*Short problem*
Below is some material; set it all down exactly, apart from the pictures.

*Provided data*
——

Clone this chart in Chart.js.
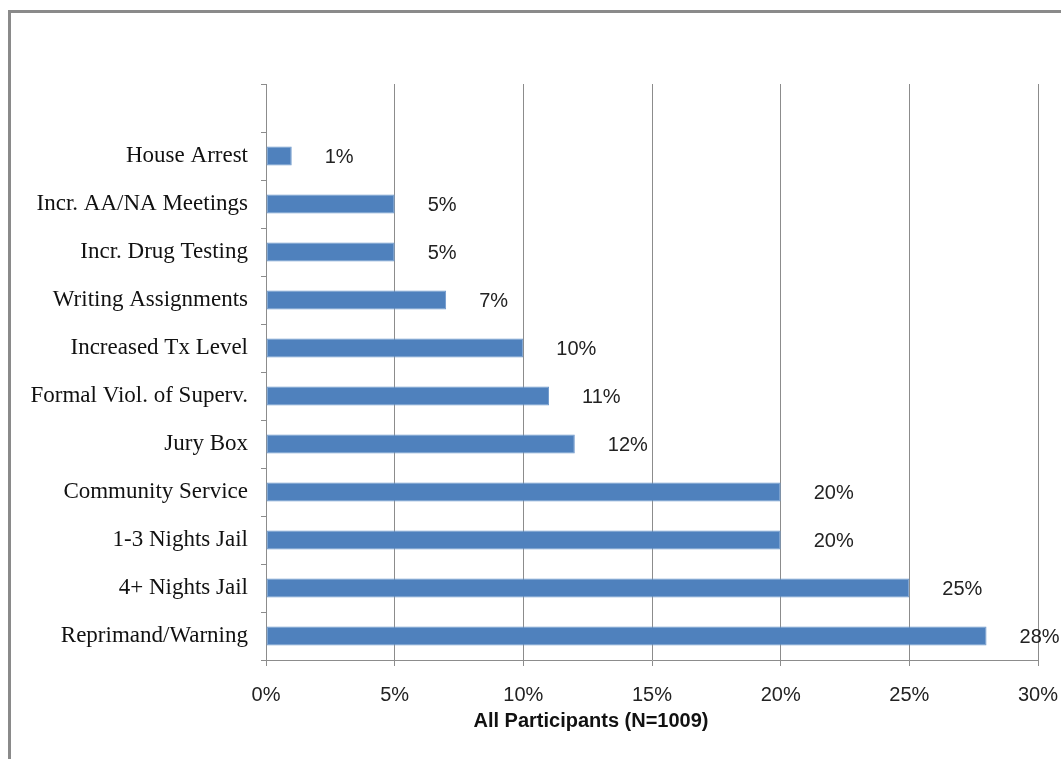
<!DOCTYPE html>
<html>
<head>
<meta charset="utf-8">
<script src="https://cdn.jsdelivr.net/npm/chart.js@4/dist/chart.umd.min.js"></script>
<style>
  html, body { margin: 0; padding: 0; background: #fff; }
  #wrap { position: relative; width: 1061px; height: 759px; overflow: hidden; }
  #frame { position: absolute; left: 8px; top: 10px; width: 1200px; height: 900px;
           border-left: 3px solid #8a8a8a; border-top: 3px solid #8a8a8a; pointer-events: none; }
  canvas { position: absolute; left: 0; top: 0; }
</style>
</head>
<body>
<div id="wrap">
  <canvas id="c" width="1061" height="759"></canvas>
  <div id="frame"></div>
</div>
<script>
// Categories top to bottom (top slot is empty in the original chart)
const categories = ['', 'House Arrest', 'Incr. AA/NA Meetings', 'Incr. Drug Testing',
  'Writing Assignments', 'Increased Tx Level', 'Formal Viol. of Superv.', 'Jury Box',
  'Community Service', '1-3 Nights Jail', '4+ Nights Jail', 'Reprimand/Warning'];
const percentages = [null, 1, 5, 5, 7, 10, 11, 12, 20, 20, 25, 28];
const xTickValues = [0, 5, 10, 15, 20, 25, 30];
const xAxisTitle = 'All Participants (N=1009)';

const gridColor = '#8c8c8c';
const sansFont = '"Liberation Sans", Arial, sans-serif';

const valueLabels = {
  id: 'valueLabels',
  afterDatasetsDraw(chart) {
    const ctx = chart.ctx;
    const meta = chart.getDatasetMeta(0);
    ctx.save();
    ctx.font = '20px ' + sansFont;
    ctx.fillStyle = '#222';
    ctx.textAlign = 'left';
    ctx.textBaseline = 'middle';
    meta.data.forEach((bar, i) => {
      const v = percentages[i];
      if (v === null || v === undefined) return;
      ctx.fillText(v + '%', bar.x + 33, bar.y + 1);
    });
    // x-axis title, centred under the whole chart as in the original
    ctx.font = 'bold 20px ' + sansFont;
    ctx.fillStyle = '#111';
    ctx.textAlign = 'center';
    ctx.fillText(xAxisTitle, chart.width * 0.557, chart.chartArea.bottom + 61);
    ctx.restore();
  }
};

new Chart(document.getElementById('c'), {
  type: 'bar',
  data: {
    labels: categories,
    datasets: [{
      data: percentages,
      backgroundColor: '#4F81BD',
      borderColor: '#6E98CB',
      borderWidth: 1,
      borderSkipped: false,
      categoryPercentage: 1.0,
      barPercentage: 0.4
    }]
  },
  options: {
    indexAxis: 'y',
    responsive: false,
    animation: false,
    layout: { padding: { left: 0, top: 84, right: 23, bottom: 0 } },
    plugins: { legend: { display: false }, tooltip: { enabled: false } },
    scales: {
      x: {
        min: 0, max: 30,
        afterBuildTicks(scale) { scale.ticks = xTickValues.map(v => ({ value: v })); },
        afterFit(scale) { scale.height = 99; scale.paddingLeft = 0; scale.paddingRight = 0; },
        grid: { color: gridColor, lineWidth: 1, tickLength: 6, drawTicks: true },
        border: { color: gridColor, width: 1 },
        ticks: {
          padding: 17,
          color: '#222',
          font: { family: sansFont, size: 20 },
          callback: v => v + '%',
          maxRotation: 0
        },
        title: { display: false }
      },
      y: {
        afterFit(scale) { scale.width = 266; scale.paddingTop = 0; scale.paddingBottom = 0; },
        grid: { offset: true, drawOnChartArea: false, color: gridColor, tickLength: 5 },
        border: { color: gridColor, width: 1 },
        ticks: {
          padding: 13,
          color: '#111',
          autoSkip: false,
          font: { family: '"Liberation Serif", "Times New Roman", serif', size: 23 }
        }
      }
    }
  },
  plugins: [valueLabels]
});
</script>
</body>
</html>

——

*Task solution*
Clone this chart in Chart.js.
<!DOCTYPE html>
<html>
<head>
<meta charset="utf-8">
<script src="https://cdn.jsdelivr.net/npm/chart.js@4/dist/chart.umd.min.js"></script>
<style>
  html, body { margin: 0; padding: 0; background: #fff; }
  #wrap { position: relative; width: 1061px; height: 759px; overflow: hidden; }
  #frame { position: absolute; left: 8px; top: 10px; width: 1200px; height: 900px;
           border-left: 3px solid #8a8a8a; border-top: 3px solid #8a8a8a; pointer-events: none; }
  canvas { position: absolute; left: 0; top: 0; }
</style>
</head>
<body>
<div id="wrap">
  <canvas id="c" width="1061" height="759"></canvas>
  <div id="frame"></div>
</div>
<script>
// Categories top to bottom (top slot is empty in the original chart)
const categories = ['', 'House Arrest', 'Incr. AA/NA Meetings', 'Incr. Drug Testing',
  'Writing Assignments', 'Increased Tx Level', 'Formal Viol. of Superv.', 'Jury Box',
  'Community Service', '1-3 Nights Jail', '4+ Nights Jail', 'Reprimand/Warning'];
const percentages = [null, 1, 5, 5, 7, 10, 11, 12, 20, 20, 25, 28];
const xTickValues = [0, 5, 10, 15, 20, 25, 30];
const xAxisTitle = 'All Participants (N=1009)';

const gridColor = '#8c8c8c';
const sansFont = '"Liberation Sans", Arial, sans-serif';

const valueLabels = {
  id: 'valueLabels',
  afterDatasetsDraw(chart) {
    const ctx = chart.ctx;
    const meta = chart.getDatasetMeta(0);
    ctx.save();
    ctx.font = '20px ' + sansFont;
    ctx.fillStyle = '#222';
    ctx.textAlign = 'left';
    ctx.textBaseline = 'middle';
    meta.data.forEach((bar, i) => {
      const v = percentages[i];
      if (v === null || v === undefined) return;
      ctx.fillText(v + '%', bar.x + 33, bar.y + 1);
    });
    // x-axis title, centred under the whole chart as in the original
    ctx.font = 'bold 20px ' + sansFont;
    ctx.fillStyle = '#111';
    ctx.textAlign = 'center';
    ctx.fillText(xAxisTitle, chart.width * 0.557, chart.chartArea.bottom + 61);
    ctx.restore();
  }
};

new Chart(document.getElementById('c'), {
  type: 'bar',
  data: {
    labels: categories,
    datasets: [{
      data: percentages,
      backgroundColor: '#4F81BD',
      borderColor: '#6E98CB',
      borderWidth: 1,
      borderSkipped: false,
      categoryPercentage: 1.0,
      barPercentage: 0.4
    }]
  },
  options: {
    indexAxis: 'y',
    responsive: false,
    animation: false,
    layout: { padding: { left: 0, top: 84, right: 23, bottom: 0 } },
    plugins: { legend: { display: false }, tooltip: { enabled: false } },
    scales: {
      x: {
        min: 0, max: 30,
        afterBuildTicks(scale) { scale.ticks = xTickValues.map(v => ({ value: v })); },
        afterFit(scale) { scale.height = 99; scale.paddingLeft = 0; scale.paddingRight = 0; },
        grid: { color: gridColor, lineWidth: 1, tickLength: 6, drawTicks: true },
        border: { color: gridColor, width: 1 },
        ticks: {
          padding: 17,
          color: '#222',
          font: { family: sansFont, size: 20 },
          callback: v => v + '%',
          maxRotation: 0
        },
        title: { display: false }
      },
      y: {
        afterFit(scale) { scale.width = 266; scale.paddingTop = 0; scale.paddingBottom = 0; },
        grid: { offset: true, drawOnChartArea: false, color: gridColor, tickLength: 5 },
        border: { color: gridColor, width: 1 },
        ticks: {
          padding: 13,
          color: '#111',
          autoSkip: false,
          font: { family: '"Liberation Serif", "Times New Roman", serif', size: 23 }
        }
      }
    }
  },
  plugins: [valueLabels]
});
</script>
</body>
</html>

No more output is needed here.